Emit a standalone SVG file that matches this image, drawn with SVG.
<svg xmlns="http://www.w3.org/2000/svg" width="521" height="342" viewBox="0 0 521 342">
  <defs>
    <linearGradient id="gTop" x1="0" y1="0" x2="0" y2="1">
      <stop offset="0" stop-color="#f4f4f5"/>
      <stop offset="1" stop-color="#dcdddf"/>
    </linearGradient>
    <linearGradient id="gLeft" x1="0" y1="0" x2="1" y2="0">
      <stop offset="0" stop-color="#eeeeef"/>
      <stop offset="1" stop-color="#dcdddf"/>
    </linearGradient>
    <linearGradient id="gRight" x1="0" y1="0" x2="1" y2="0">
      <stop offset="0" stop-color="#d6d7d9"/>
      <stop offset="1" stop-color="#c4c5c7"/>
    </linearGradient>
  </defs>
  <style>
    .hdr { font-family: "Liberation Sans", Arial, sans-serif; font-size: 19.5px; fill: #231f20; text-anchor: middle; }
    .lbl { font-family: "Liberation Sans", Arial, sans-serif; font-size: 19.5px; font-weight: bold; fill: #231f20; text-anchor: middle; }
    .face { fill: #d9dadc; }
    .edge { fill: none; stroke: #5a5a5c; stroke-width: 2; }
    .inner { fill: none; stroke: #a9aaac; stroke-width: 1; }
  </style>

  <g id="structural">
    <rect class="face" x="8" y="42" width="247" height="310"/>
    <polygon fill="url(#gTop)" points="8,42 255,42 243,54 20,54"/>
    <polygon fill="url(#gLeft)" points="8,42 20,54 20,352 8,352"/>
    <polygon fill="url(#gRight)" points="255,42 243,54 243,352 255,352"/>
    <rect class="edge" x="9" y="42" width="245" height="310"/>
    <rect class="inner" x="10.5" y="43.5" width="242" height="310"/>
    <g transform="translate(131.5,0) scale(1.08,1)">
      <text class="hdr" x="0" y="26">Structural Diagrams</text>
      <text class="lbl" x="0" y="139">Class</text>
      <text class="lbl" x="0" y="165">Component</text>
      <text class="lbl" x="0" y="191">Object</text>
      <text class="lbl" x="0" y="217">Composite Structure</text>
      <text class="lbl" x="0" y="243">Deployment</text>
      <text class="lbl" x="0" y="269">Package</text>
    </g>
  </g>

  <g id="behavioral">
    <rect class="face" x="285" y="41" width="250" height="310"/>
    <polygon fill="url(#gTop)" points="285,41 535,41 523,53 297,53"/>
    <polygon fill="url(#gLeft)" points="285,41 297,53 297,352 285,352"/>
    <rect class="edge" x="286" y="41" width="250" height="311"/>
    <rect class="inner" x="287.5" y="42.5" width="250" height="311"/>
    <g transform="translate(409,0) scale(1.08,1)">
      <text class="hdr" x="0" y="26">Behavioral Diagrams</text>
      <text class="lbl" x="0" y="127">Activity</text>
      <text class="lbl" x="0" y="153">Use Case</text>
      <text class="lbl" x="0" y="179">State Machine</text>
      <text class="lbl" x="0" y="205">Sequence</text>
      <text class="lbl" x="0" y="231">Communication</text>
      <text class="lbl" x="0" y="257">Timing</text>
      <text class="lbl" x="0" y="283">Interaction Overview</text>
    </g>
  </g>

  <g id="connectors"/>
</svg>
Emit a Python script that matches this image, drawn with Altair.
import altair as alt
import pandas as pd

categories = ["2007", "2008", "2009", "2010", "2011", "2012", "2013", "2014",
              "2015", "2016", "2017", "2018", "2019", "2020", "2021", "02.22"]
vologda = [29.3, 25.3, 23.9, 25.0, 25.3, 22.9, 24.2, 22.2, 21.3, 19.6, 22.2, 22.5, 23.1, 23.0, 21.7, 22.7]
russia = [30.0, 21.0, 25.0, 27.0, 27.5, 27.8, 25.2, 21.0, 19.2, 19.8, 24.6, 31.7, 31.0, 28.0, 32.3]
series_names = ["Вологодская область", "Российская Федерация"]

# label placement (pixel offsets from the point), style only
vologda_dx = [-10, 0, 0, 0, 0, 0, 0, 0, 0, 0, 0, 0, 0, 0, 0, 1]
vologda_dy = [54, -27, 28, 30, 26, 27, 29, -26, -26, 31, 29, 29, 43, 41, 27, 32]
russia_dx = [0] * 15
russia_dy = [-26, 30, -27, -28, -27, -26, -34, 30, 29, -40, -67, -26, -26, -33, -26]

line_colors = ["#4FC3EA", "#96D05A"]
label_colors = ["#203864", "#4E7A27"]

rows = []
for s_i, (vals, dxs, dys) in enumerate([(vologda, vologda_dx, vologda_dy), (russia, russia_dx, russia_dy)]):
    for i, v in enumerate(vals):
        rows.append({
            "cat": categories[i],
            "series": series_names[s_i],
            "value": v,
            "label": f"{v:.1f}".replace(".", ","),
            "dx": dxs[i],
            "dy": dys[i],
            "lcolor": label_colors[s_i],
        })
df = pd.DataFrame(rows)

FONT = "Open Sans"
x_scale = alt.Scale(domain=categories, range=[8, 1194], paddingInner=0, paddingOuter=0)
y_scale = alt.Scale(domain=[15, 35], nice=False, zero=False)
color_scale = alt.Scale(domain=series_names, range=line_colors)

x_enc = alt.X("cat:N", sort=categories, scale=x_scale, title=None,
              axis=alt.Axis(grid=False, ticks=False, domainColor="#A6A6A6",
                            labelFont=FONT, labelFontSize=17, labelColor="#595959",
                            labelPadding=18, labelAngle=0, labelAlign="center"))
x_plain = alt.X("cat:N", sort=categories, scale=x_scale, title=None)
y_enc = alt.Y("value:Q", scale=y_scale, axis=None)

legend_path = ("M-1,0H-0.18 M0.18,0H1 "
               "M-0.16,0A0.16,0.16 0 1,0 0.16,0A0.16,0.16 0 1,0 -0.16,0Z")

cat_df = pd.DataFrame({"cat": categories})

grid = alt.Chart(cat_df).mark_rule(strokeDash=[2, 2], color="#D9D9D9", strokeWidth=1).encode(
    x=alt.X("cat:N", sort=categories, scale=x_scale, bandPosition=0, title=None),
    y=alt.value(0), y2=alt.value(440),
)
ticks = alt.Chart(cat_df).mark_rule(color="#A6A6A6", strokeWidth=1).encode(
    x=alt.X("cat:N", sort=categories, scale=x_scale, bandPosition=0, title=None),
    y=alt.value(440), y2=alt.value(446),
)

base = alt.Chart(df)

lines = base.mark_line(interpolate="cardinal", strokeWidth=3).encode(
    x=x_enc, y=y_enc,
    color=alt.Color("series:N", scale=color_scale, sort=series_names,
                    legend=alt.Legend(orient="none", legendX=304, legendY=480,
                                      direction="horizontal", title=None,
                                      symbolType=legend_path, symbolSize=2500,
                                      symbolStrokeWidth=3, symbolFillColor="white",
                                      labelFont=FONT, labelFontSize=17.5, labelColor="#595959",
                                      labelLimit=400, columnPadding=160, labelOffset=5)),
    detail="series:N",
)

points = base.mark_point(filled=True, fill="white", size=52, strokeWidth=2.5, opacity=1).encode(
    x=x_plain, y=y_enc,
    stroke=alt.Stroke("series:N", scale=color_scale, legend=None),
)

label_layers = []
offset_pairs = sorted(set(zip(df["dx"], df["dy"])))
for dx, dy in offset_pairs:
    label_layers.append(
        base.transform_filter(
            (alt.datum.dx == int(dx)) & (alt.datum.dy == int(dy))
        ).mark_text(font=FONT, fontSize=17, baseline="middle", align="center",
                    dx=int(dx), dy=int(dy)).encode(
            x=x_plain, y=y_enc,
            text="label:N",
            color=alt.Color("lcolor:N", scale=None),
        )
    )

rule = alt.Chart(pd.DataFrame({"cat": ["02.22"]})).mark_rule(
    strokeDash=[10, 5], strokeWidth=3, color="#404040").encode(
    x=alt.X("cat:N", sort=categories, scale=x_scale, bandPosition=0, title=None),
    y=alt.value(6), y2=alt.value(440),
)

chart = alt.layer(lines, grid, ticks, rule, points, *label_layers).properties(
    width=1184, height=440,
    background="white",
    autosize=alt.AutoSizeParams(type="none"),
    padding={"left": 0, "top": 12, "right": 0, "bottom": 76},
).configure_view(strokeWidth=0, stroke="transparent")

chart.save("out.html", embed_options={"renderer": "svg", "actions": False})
━━━━━━━━
Written exercise: Give the exact lines, and only those, from the line containing "Emit a Python" through the line containing "color_scale = alt.Scale(domain=series_names, range=line_colors)" in the entries above.

Answer to this task:
Emit a Python script that matches this image, drawn with Altair.
import altair as alt
import pandas as pd

categories = ["2007", "2008", "2009", "2010", "2011", "2012", "2013", "2014",
              "2015", "2016", "2017", "2018", "2019", "2020", "2021", "02.22"]
vologda = [29.3, 25.3, 23.9, 25.0, 25.3, 22.9, 24.2, 22.2, 21.3, 19.6, 22.2, 22.5, 23.1, 23.0, 21.7, 22.7]
russia = [30.0, 21.0, 25.0, 27.0, 27.5, 27.8, 25.2, 21.0, 19.2, 19.8, 24.6, 31.7, 31.0, 28.0, 32.3]
series_names = ["Вологодская область", "Российская Федерация"]

# label placement (pixel offsets from the point), style only
vologda_dx = [-10, 0, 0, 0, 0, 0, 0, 0, 0, 0, 0, 0, 0, 0, 0, 1]
vologda_dy = [54, -27, 28, 30, 26, 27, 29, -26, -26, 31, 29, 29, 43, 41, 27, 32]
russia_dx = [0] * 15
russia_dy = [-26, 30, -27, -28, -27, -26, -34, 30, 29, -40, -67, -26, -26, -33, -26]

line_colors = ["#4FC3EA", "#96D05A"]
label_colors = ["#203864", "#4E7A27"]

rows = []
for s_i, (vals, dxs, dys) in enumerate([(vologda, vologda_dx, vologda_dy), (russia, russia_dx, russia_dy)]):
    for i, v in enumerate(vals):
        rows.append({
            "cat": categories[i],
            "series": series_names[s_i],
            "value": v,
            "label": f"{v:.1f}".replace(".", ","),
            "dx": dxs[i],
            "dy": dys[i],
            "lcolor": label_colors[s_i],
        })
df = pd.DataFrame(rows)

FONT = "Open Sans"
x_scale = alt.Scale(domain=categories, range=[8, 1194], paddingInner=0, paddingOuter=0)
y_scale = alt.Scale(domain=[15, 35], nice=False, zero=False)
color_scale = alt.Scale(domain=series_names, range=line_colors)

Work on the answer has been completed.